La plus grande identité numérique du monde est en Inde : le projet Aadhaar

Notre article de synthèse traite du programme Aadhaar, qui est le plus grand programme d'identification biométrique au monde, et de son impact sur la vie privée en Inde.

Aadhaar est un numéro d'identification unique à 12 chiffres qui peut être obtenu volontairement par les citoyens indiens ou les résidents étrangers qui ont vécu en Inde pendant plus de 182 jours au cours de l'année écoulée.

Les données sont collectées par l'Unique Identification Authority of India (UIDAI), qui a été créée en 2009 par le gouvernement indien sous l'égide du ministère de l'électronique et des technologies de l'information. Les données recueillies comprennent des photographies de l'iris et du visage, des empreintes digitales, le nom, le sexe, la date et le lieu de naissance. Le gouvernement indien a encouragé les citoyens à associer leurs numéros à divers services, tels que les cartes SIM de téléphone portable, plusieurs régimes de protection sociale et des comptes bancaires.
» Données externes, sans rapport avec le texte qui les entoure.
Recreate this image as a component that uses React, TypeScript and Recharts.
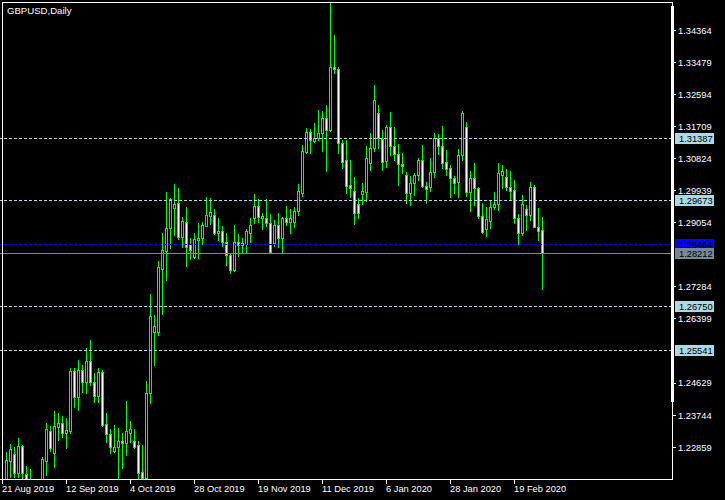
import React from "react";
import { ComposedChart, Bar, XAxis, YAxis, ReferenceLine } from "recharts";

// Daily OHLC, GBPUSD, 21 Aug 2019 .. 28 Feb 2020 (one entry per trading day)
const opens = [
  1.2135, 1.2140, 1.2249, 1.2267, 1.2214, 1.2290, 1.2211, 1.2170, 1.2160, 1.2095,
  1.2065, 1.2249, 1.2331, 1.2271, 1.2343, 1.2352, 1.2326, 1.2332, 1.2496, 1.2426,
  1.2499, 1.2467, 1.2523, 1.2465, 1.2428, 1.2494, 1.2349, 1.2322, 1.2277, 1.2286,
  1.2303, 1.2299, 1.2326, 1.2303, 1.2291, 1.2217, 1.2202, 1.2435, 1.2605, 1.2605,
  1.2778, 1.2828, 1.2890, 1.2947, 1.2959, 1.2867, 1.2908, 1.2847, 1.2810, 1.2858,
  1.2863, 1.2897, 1.2925, 1.2927, 1.2878, 1.2883, 1.2853, 1.2817, 1.2775, 1.2852,
  1.2844, 1.2847, 1.2878, 1.2919, 1.2952, 1.2919, 1.2919, 1.2904, 1.2850, 1.2899,
  1.2863, 1.2918, 1.2908, 1.2908, 1.2939, 1.2988, 1.3102, 1.3155, 1.3132, 1.3139,
  1.3152, 1.3194, 1.3161, 1.3334, 1.3329, 1.3126, 1.3078, 1.3009, 1.2994, 1.2957,
  1.2984, 1.2991, 1.3070, 1.3111, 1.3208, 1.3136, 1.3077, 1.3169, 1.3117, 1.3095,
  1.3068, 1.3037, 1.2987, 1.3014, 1.3037, 1.3079, 1.3007, 1.3005, 1.3046, 1.3139,
  1.3118, 1.3074, 1.3056, 1.3028, 1.3019, 1.3092, 1.3169, 1.2991, 1.3028, 1.3001,
  1.2925, 1.2887, 1.2911, 1.2950, 1.2956, 1.3037, 1.3031, 1.3003, 1.2996, 1.2918,
  1.2878, 1.2943, 1.2927, 1.3003, 1.2895, 1.2886,
];
const highs = [
  1.2166, 1.2273, 1.2295, 1.2288, 1.2312, 1.2292, 1.2234, 1.2225, 1.2185, 1.2130,
  1.2258, 1.2352, 1.2345, 1.2386, 1.2380, 1.2372, 1.2367, 1.2505, 1.2505, 1.2527,
  1.2513, 1.2559, 1.2582, 1.2492, 1.2504, 1.2499, 1.2380, 1.2336, 1.2347, 1.2338,
  1.2325, 1.2414, 1.2359, 1.2336, 1.2303, 1.2292, 1.2469, 1.2709, 1.2651, 1.2801,
  1.2878, 1.2990, 1.2974, 1.3012, 1.3001, 1.2922, 1.2948, 1.2863, 1.2876, 1.2906,
  1.2908, 1.2976, 1.2973, 1.2943, 1.2918, 1.2897, 1.2878, 1.2821, 1.2899, 1.2874,
  1.2863, 1.2887, 1.2918, 1.2985, 1.2970, 1.2932, 1.2970, 1.2930, 1.2913, 1.2933,
  1.2922, 1.2952, 1.2943, 1.2948, 1.3012, 1.3120, 1.3166, 1.3163, 1.3180, 1.3217,
  1.3214, 1.3230, 1.3513, 1.3424, 1.3336, 1.3134, 1.3134, 1.3079, 1.3033, 1.2973,
  1.3016, 1.3117, 1.3152, 1.3286, 1.3230, 1.3161, 1.3175, 1.3210, 1.3171, 1.3123,
  1.3099, 1.3046, 1.3035, 1.3044, 1.3083, 1.3120, 1.3019, 1.3083, 1.3152, 1.3150,
  1.3172, 1.3106, 1.3065, 1.3035, 1.3108, 1.3215, 1.3184, 1.3049, 1.3070, 1.3005,
  1.2959, 1.2948, 1.2966, 1.2990, 1.3070, 1.3065, 1.3054, 1.3048, 1.3023, 1.2930,
  1.2981, 1.2954, 1.3017, 1.3010, 1.2947, 1.2921,
];
const lows = [
  1.2105, 1.2130, 1.2205, 1.2205, 1.2205, 1.2185, 1.2160, 1.2150, 1.2080, 1.1960,
  1.2060, 1.2209, 1.2277, 1.2232, 1.2306, 1.2314, 1.2283, 1.2326, 1.2398, 1.2389,
  1.2439, 1.2437, 1.2458, 1.2412, 1.2412, 1.2345, 1.2301, 1.2269, 1.2274, 1.2202,
  1.2228, 1.2265, 1.2300, 1.2283, 1.2195, 1.2190, 1.2195, 1.2407, 1.2513, 1.2596,
  1.2654, 1.2748, 1.2835, 1.2872, 1.2861, 1.2839, 1.2786, 1.2805, 1.2807, 1.2807,
  1.2847, 1.2896, 1.2901, 1.2874, 1.2858, 1.2841, 1.2789, 1.2768, 1.2773, 1.2814,
  1.2823, 1.2823, 1.2853, 1.2904, 1.2908, 1.2887, 1.2896, 1.2821, 1.2841, 1.2838,
  1.2826, 1.2899, 1.2878, 1.2895, 1.2927, 1.2979, 1.3097, 1.3099, 1.3129, 1.3133,
  1.3104, 1.3049, 1.3160, 1.3320, 1.3099, 1.3057, 1.2988, 1.2977, 1.2902, 1.2918,
  1.2957, 1.2966, 1.3051, 1.3104, 1.3111, 1.3051, 1.3060, 1.3092, 1.3079, 1.3010,
  1.3042, 1.2961, 1.2955, 1.2982, 1.3023, 1.3003, 1.2961, 1.2994, 1.3033, 1.3095,
  1.3056, 1.3037, 1.2976, 1.2988, 1.2977, 1.3079, 1.2979, 1.2939, 1.2955, 1.2918,
  1.2876, 1.2869, 1.2890, 1.2943, 1.2941, 1.3001, 1.2996, 1.2968, 1.2906, 1.2847,
  1.2872, 1.2886, 1.2913, 1.2893, 1.2858, 1.2723,
];
const closes = [
  1.2150, 1.2251, 1.2281, 1.2216, 1.2290, 1.2214, 1.2170, 1.2160, 1.2095, 1.2065,
  1.2253, 1.2336, 1.2285, 1.2344, 1.2352, 1.2326, 1.2334, 1.2496, 1.2426, 1.2499,
  1.2467, 1.2523, 1.2467, 1.2428, 1.2494, 1.2347, 1.2322, 1.2286, 1.2287, 1.2303,
  1.2299, 1.2331, 1.2335, 1.2288, 1.2216, 1.2200, 1.2435, 1.2648, 1.2621, 1.2783,
  1.2830, 1.2890, 1.2970, 1.2958, 1.2867, 1.2910, 1.2839, 1.2830, 1.2860, 1.2863,
  1.2899, 1.2927, 1.2934, 1.2878, 1.2883, 1.2853, 1.2817, 1.2775, 1.2852, 1.2844,
  1.2849, 1.2883, 1.2899, 1.2952, 1.2922, 1.2924, 1.2904, 1.2826, 1.2899, 1.2863,
  1.2918, 1.2908, 1.2918, 1.2937, 1.2992, 1.3104, 1.3155, 1.3134, 1.3139, 1.3152,
  1.3194, 1.3161, 1.3334, 1.3329, 1.3126, 1.3074, 1.3008, 1.3001, 1.2933, 1.2932,
  1.2993, 1.3083, 1.3111, 1.3244, 1.3139, 1.3074, 1.3169, 1.3118, 1.3094, 1.3067,
  1.3063, 1.2987, 1.3014, 1.3038, 1.3079, 1.3008, 1.2998, 1.3046, 1.3139, 1.3118,
  1.3070, 1.3054, 1.3028, 1.3016, 1.3092, 1.3208, 1.2991, 1.3028, 1.3001, 1.2925,
  1.2881, 1.2916, 1.2948, 1.2957, 1.3042, 1.3048, 1.3003, 1.2994, 1.2918, 1.2878,
  1.2956, 1.2927, 1.3003, 1.2895, 1.2884, 1.28212,
];

const tickBars = [0, 16, 32, 48, 64, 80, 96, 112, 128];
const tickLabels = [
  "21 Aug 2019", "12 Sep 2019", "4 Oct 2019", "28 Oct 2019", "19 Nov 2019",
  "11 Dec 2019", "6 Jan 2020", "28 Jan 2020", "19 Feb 2020",
];
const priceTicks = [
  1.22859, 1.23744, 1.24629, 1.26399, 1.27284, 1.29054,
  1.29939, 1.30824, 1.31709, 1.32594, 1.33479, 1.34364,
];
const levelLines = [1.31387, 1.29673, 1.2675, 1.25541];
const pendingLine = 1.28464;
const bidLine = 1.28212;
const priceMin = 1.21984;
const priceMax = 1.35146;
const emptySlots = 32; // chart shift on the right
const title = "GBPUSD,Daily";

const GREEN = "#00FF00";
const FONT = "'Liberation Sans', Arial, sans-serif";
const FS = 9.3;

const data = [
  ...opens.map((o, i) => ({
    idx: i,
    range: [lows[i], highs[i]],
    o,
    h: highs[i],
    l: lows[i],
    c: closes[i],
  })),
  ...Array.from({ length: emptySlots }, (_, k) => ({ idx: opens.length + k, range: null })),
];

const Candle = (props: any) => {
  const { x, y, width, height, payload } = props;
  if (!payload || payload.o == null || y == null || height == null || isNaN(y)) return null;
  const top = Math.min(y, y + height);
  const span = Math.abs(height);
  const { o, h, l, c } = payload;
  const py = (v: number) => top + ((h - v) / (h - l)) * span;
  const cx = Math.floor(x + width / 2);
  const yH = Math.round(py(h));
  const yL = Math.round(py(l));
  const bTop = Math.round(py(Math.max(o, c)));
  const bBot = Math.round(py(Math.min(o, c)));
  const bull = c >= o;
  return (
    <g>
      <rect x={cx} y={yH} width={1} height={yL - yH + 1} fill={GREEN} />
      <rect x={cx - 1} y={bTop} width={3} height={bBot - bTop + 1} fill={GREEN} />
      {bBot - bTop >= 2 && (
        <rect x={cx} y={bTop + 1} width={1} height={bBot - bTop - 1} fill={bull ? "#000000" : "#FFFFFF"} />
      )}
    </g>
  );
};

const XTick = (props: any) => {
  const { x, y, payload } = props;
  const k = tickBars.indexOf(payload.value);
  if (k < 0) return null;
  const px = Math.floor(x) + 0.5;
  return (
    <g>
      <line x1={px} x2={px} y1={y - 6} y2={y - 1} stroke="#FFFFFF" strokeWidth={1} />
      <text x={Math.floor(x)} y={y} dy="0.72em" fill="#FFFFFF" fontFamily={FONT} fontSize={FS} textAnchor="start">
        {tickLabels[k]}
      </text>
    </g>
  );
};

const YTick = (props: any) => {
  const { x, y, payload } = props;
  const py = Math.floor(y) + 0.5;
  return (
    <g>
      <line x1={x - 6} x2={x - 2} y1={py} y2={py} stroke="#FFFFFF" strokeWidth={1} />
      <text x={x} y={y} dy="0.36em" fill="#FFFFFF" fontFamily={FONT} fontSize={FS} textAnchor="start">
        {Number(payload.value).toFixed(5)}
      </text>
    </g>
  );
};

const lineShape = (color: string, dash?: string) => (p: any) => {
  const yy = Math.floor(p.y1) + 0.5;
  return <line x1={p.x1} x2={p.x2} y1={yy} y2={yy} stroke={color} strokeWidth={1} strokeDasharray={dash} />;
};

const priceLabel = (value: number, bg: string) => (p: any) => {
  const vb = p.viewBox || {};
  const right = (vb.x || 0) + (vb.width || 0);
  const yy = Math.floor(vb.y || 0);
  return (
    <g>
      <rect x={right + 3} y={yy - 5} width={39} height={11} fill={bg} />
      <text x={right + 7} y={yy + 0.5} dy="0.36em" fill="#000000" fontFamily={FONT} fontSize={FS} textAnchor="start">
        {value.toFixed(5)}
      </text>
    </g>
  );
};

export default function App() {
  return (
    <div style={{ position: "absolute", left: 0, top: 0, width: 725, height: 500, background: "#000000" }}>
      <ComposedChart width={725} height={500} data={data} margin={{ top: 2, right: 0, bottom: 0, left: 0 }}>
        <XAxis
          dataKey="idx"
          type="category"
          ticks={tickBars}
          interval={0}
          height={21}
          tickSize={4}
          tickMargin={2}
          axisLine={false}
          tickLine={false}
          tick={<XTick />}
        />
        <YAxis
          type="number"
          orientation="right"
          domain={[priceMin, priceMax]}
          allowDataOverflow
          ticks={priceTicks}
          interval={0}
          width={53}
          tickSize={4}
          tickMargin={2}
          axisLine={false}
          tickLine={false}
          tick={<YTick />}
        />
        {levelLines.map((v) => (
          <ReferenceLine
            key={v}
            y={v}
            stroke="#ADD8E6"
            shape={lineShape("#ADD8E6", "3 2")}
            label={priceLabel(v, "#ADD8E6")}
          />
        ))}
        <ReferenceLine y={pendingLine} stroke="#0000FF" shape={lineShape("#0000FF", "3 2")} label={priceLabel(pendingLine, "#0000FF")} />
        <ReferenceLine y={bidLine} stroke="#778899" shape={lineShape("#778899")} label={priceLabel(bidLine, "#778899")} />
        <Bar dataKey="range" barSize={3} isAnimationActive={false} shape={<Candle />} />
      </ComposedChart>
      <svg width={725} height={500} style={{ position: "absolute", left: 0, top: 0, pointerEvents: "none" }}>
        <rect x={2} y={2} width={671} height={1} fill="#FFFFFF" />
        <rect x={2} y={2} width={1} height={478} fill="#FFFFFF" />
        <rect x={0} y={479} width={673} height={1} fill="#FFFFFF" />
        <rect x={672} y={2} width={1} height={478} fill="#FFFFFF" />
        <rect x={671} y={6} width={3} height={396} fill="#FFFFFF" />
        <text x={7} y={14} fill="#FFFFFF" fontFamily={FONT} fontSize={FS + 0.3}>
          {title}
        </text>
      </svg>
    </div>
  );
}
La création de cette base de données massive a simplifié l'accès aux services qui nécessitent une vérification, mais elle pose également un risque de sécurité important car elle contient des informations personnelles sensibles. Le traitement et la confidentialité de ces données nécessitent des mesures de sécurité particulières, et la création de cette base de données a également attiré l'attention des criminels et des entreprises. La base de données a également fait l'objet de failles de sécurité, qui ont exposé les informations personnelles de millions d'individus. Par exemple, en mai 2017, le Center for Internet and Society (CIS), basé à Bangalore, a obtenu les détails de 130 millions de cartes Aadhaar en pénétrant par effraction sur les sites Web du gouvernement. Ces détails comprenaient les noms, les religions, les castes, les adresses, les numéros de téléphone et même les numéros de compte bancaire de 100 millions d'individus.
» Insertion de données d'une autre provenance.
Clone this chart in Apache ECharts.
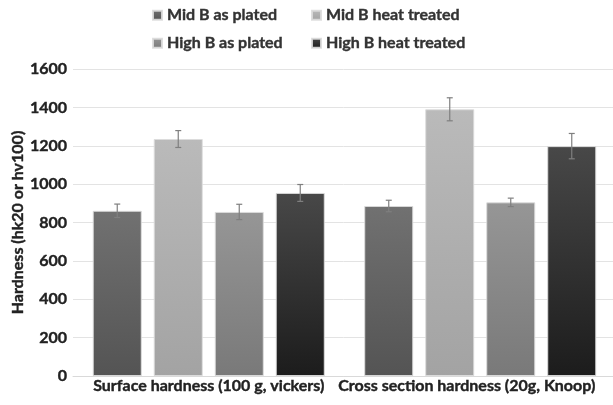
<!DOCTYPE html>
<html>
<head>
<meta charset="utf-8">
<script src="https://cdn.jsdelivr.net/npm/echarts@6/dist/echarts.min.js"></script>
<style>
  html, body { margin: 0; padding: 0; background: #fff; }
  #chart { width: 613px; height: 405px; }
</style>
</head>
<body>
<div id="chart"></div>
<script>
// Hardness measurements for two boron levels, as plated and heat treated
const categories = ['Surface hardness (100 g, vickers)', 'Cross section hardness (20g, Knoop)'];
const seriesNames = ['Mid B as plated', 'Mid B heat treated', 'High B as plated', 'High B heat treated'];
const midBAsPlated = [861, 886];
const midBHeatTreated = [1235, 1390];
const highBAsPlated = [855, 905];
const highBHeatTreated = [954, 1198];
const midBAsPlatedErr = [35, 30];
const midBHeatTreatedErr = [44, 60];
const highBAsPlatedErr = [40, 22];
const highBHeatTreatedErr = [44, 66];
const yTicks = [0, 200, 400, 600, 800, 1000, 1200, 1400, 1600];

const values = [midBAsPlated, midBHeatTreated, highBAsPlated, highBHeatTreated];
const errors = [midBAsPlatedErr, midBHeatTreatedErr, highBAsPlatedErr, highBHeatTreatedErr];

// gradient stops (top, bottom) for each series
const fills = [
  ['#717171', '#545454'],
  ['#bababa', '#a3a3a3'],
  ['#969696', '#797979'],
  ['#484848', '#1c1c1c']
];

const FONT = 'Lato';
const FONT_SIZE = 16;
const TEXT_COLOR = '#222222';
const BAR_W = 49;
const BAR_GAP = 12;

// slightly heavier strokes for bold text
function heavy(color) {
  return { textBorderColor: color, textBorderWidth: 0.4 };
}

const chart = echarts.init(document.getElementById('chart'), null, { renderer: 'canvas' });

const barSeries = seriesNames.map((name, i) => ({
  name,
  type: 'bar',
  data: values[i],
  barWidth: BAR_W,
  barGap: (BAR_GAP / BAR_W * 100).toFixed(2) + '%',
  itemStyle: {
    color: new echarts.graphic.LinearGradient(0, 0, 0, 1, [
      { offset: 0, color: fills[i][0] },
      { offset: 1, color: fills[i][1] }
    ]),
    borderColor: 'rgba(220,220,220,0.9)',
    borderWidth: 1
  },
  emphasis: { disabled: true },
  z: 2
}));

const errorSeries = seriesNames.map((name, i) => ({
  type: 'custom',
  name: name + ' error',
  data: values[i].map((v, k) => [k, v - errors[i][k], v + errors[i][k]]),
  encode: { x: 0, y: [1, 2] },
  silent: true,
  z: 5,
  renderItem: function (params, api) {
    const k = api.value(0);
    const lo = api.coord([k, api.value(1)]);
    const hi = api.coord([k, api.value(2)]);
    const x = lo[0] + (i - 1.5) * (BAR_W + BAR_GAP);
    const cap = 3;
    const style = { stroke: '#7f7f7f', lineWidth: 1.2 };
    return {
      type: 'group',
      children: [
        { type: 'line', shape: { x1: x, y1: lo[1], x2: x, y2: hi[1] }, style },
        { type: 'line', shape: { x1: x - cap, y1: lo[1], x2: x + cap, y2: lo[1] }, style },
        { type: 'line', shape: { x1: x - cap, y1: hi[1], x2: x + cap, y2: hi[1] }, style }
      ]
    };
  }
}));

// one legend block per entry so the two columns line up
const legendPos = [
  { left: 147, top: 2 },
  { left: 306, top: 2 },
  { left: 147, top: 30 },
  { left: 306, top: 30 }
];
const legends = seriesNames.map((name, i) => ({
  data: [name],
  left: legendPos[i].left,
  top: legendPos[i].top,
  itemWidth: 9,
  itemHeight: 9,
  itemGap: 0,
  selectedMode: false,
  icon: 'rect',
  textStyle: Object.assign(
    { fontFamily: FONT, fontWeight: 'bold', fontSize: FONT_SIZE, color: '#333333' },
    heavy('#333333')
  )
}));

chart.setOption({
  animation: false,
  backgroundColor: '#ffffff',
  legend: legends,
  grid: { left: 73, top: 69, width: 543, height: 307, containLabel: false, outerBoundsMode: 'none' },
  xAxis: {
    type: 'category',
    data: categories,
    axisLine: { show: true, lineStyle: { color: '#d9d9d9', width: 1 } },
    axisTick: { show: false },
    axisLabel: Object.assign({
      interval: 0,
      hideOverlap: false,
      fontFamily: FONT, fontWeight: 'bold', fontSize: FONT_SIZE, color: TEXT_COLOR, margin: 2,
      // the last label is nudged left so it stays inside the chart
      formatter: (v, idx) => idx === categories.length - 1 ? '{edge|' + v + '}' : v,
      rich: {
        edge: Object.assign({
          fontFamily: FONT, fontWeight: 'bold', fontSize: FONT_SIZE, color: TEXT_COLOR,
          padding: [0, 27, 0, 0]
        }, heavy(TEXT_COLOR))
      }
    }, heavy(TEXT_COLOR))
  },
  yAxis: {
    type: 'value',
    min: yTicks[0],
    max: yTicks[yTicks.length - 1],
    interval: 200,
    name: 'Hardness (hk20 or hv100)',
    nameLocation: 'middle',
    nameGap: 47,
    nameMoveOverlap: false,
    nameTextStyle: Object.assign(
      { fontFamily: FONT, fontWeight: 'bold', fontSize: FONT_SIZE, color: TEXT_COLOR },
      heavy(TEXT_COLOR)
    ),
    axisLine: { show: false },
    axisTick: { show: false },
    splitLine: { lineStyle: { color: '#e3e3e3', width: 1 } },
    axisLabel: Object.assign({
      formatter: v => String(v),
      fontFamily: FONT, fontWeight: 'bold', fontSize: FONT_SIZE, color: TEXT_COLOR, margin: 6
    }, heavy(TEXT_COLOR))
  },
  series: barSeries.concat(errorSeries)
});
</script>
</body>
</html>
En janvier 2018, le journal The Tribune montrait à quel point l'accès aux données collectées dans la base de données Aadhaar était particulièrement vulnérable en raison de sa structure technique, d'un manque de gouvernance claire et de contrôles de sécurité inadéquats. L'enquête du journal a montré que pour 500 roupies (environ 5,90 euros), il était possible d'acheter une identité numérique, et l'enquête a également mis en évidence la facilité d'accès à l'intégralité de la base de données pour un gain financier.

De nombreuses personnes en Inde ont appelé à la fermeture d'Aadhaar, citant son utilisation inconstitutionnelle. Le programme, introduit à l'origine par une notification de l'exécutif, a été contesté pour la première fois devant la Cour suprême en 2012. En 2016, la loi Aadhaar (pour la fourniture ciblée de subventions, d'avantages et de services) a été adoptée. La loi Aadhaar a fait l'objet de nombreuses critiques et la Cour suprême indienne a rendu deux jugements historiques en 2017 et 2018 concernant sa constitutionnalité.
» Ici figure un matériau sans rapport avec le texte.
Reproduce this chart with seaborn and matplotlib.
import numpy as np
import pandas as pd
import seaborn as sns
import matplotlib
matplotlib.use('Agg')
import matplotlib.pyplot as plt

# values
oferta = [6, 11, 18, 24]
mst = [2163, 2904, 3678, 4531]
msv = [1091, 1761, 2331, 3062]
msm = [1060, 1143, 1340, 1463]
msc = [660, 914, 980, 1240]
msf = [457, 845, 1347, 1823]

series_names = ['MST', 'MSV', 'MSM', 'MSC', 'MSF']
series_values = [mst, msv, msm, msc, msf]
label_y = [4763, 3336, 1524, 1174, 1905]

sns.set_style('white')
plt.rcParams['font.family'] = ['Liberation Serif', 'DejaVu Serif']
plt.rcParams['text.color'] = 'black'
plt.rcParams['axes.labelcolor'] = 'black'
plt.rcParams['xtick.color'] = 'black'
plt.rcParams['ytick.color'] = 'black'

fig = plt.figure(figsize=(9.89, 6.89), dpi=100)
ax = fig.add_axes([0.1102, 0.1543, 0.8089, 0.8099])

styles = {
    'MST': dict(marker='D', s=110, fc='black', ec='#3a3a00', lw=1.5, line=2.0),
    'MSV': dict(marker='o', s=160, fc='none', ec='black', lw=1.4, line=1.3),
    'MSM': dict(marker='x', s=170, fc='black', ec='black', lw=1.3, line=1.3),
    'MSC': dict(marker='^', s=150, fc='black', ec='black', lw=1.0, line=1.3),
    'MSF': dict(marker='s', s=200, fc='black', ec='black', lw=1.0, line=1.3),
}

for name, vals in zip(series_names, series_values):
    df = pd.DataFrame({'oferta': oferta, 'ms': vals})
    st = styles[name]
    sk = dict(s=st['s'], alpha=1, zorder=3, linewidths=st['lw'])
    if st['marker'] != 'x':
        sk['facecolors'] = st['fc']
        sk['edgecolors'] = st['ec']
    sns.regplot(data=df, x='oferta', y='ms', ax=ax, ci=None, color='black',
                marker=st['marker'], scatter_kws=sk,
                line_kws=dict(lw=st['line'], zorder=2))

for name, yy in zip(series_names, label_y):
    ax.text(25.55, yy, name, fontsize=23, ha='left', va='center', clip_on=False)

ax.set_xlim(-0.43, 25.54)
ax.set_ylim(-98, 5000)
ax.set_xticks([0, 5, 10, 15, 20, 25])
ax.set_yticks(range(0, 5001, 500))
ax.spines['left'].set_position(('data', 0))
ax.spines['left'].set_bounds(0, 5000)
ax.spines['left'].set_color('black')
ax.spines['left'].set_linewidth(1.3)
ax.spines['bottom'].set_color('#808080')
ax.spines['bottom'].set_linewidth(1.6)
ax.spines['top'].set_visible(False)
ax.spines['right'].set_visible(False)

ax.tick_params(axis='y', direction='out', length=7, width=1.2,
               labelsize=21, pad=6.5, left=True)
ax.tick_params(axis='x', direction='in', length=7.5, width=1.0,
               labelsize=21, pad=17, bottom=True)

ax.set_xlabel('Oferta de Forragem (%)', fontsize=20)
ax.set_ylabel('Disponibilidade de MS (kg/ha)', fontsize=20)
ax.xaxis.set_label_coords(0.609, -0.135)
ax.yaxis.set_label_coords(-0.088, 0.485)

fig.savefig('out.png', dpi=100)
Le 24 août 2017, un panel de neuf juges de la Cour suprême indienne a déclaré à l'unanimité que "le droit à la vie privée est intrinsèque à l'article 21 (de la Constitution), qui protège la vie et la liberté". 

Jusqu'alors, la Constitution indienne (1950) ne mentionnait pas explicitement le droit inaliénable des individus à la vie privée, pourtant implicite dans la charte fondamentale. Le gouvernement indien avait fait valoir que ce droit pouvait être subordonné à l'accès aux ressources jugées nécessaires pour améliorer la vie de la majorité.

Dans son verdict de septembre 2018, un banc de cinq juges de la Cour suprême indienne a statué que le Parlement indien avait le pouvoir d'adopter la loi Aadhaar de 2016 en tant que projet de loi de finances en vertu de l'article 110 de la Constitution. Plusieurs requêtes en révision ont été déposées contre ce verdict en décembre 2018.

En novembre 2019, un autre banc de cinq juges de la Cour suprême indienne a confirmé la validité constitutionnelle d'Aadhaar mais a invalidé certaines dispositions, notamment la liaison obligatoire d'Aadhaar avec des comptes bancaires, des cartes SIM et des admissions scolaires. 

Le tribunal a également précisé que l'utilisation d'Aadhaar est volontaire et que personne ne peut se voir refuser des services pour ne pas avoir de carte Aadhaar. Cependant, le programme Aadhaar reste actif et le gouvernement indien continue de le lier à divers services.

En conclusion, Aadhaar est un programme controversé qui a suscité des débats sur la confidentialité et la surveillance gouvernementale en Inde.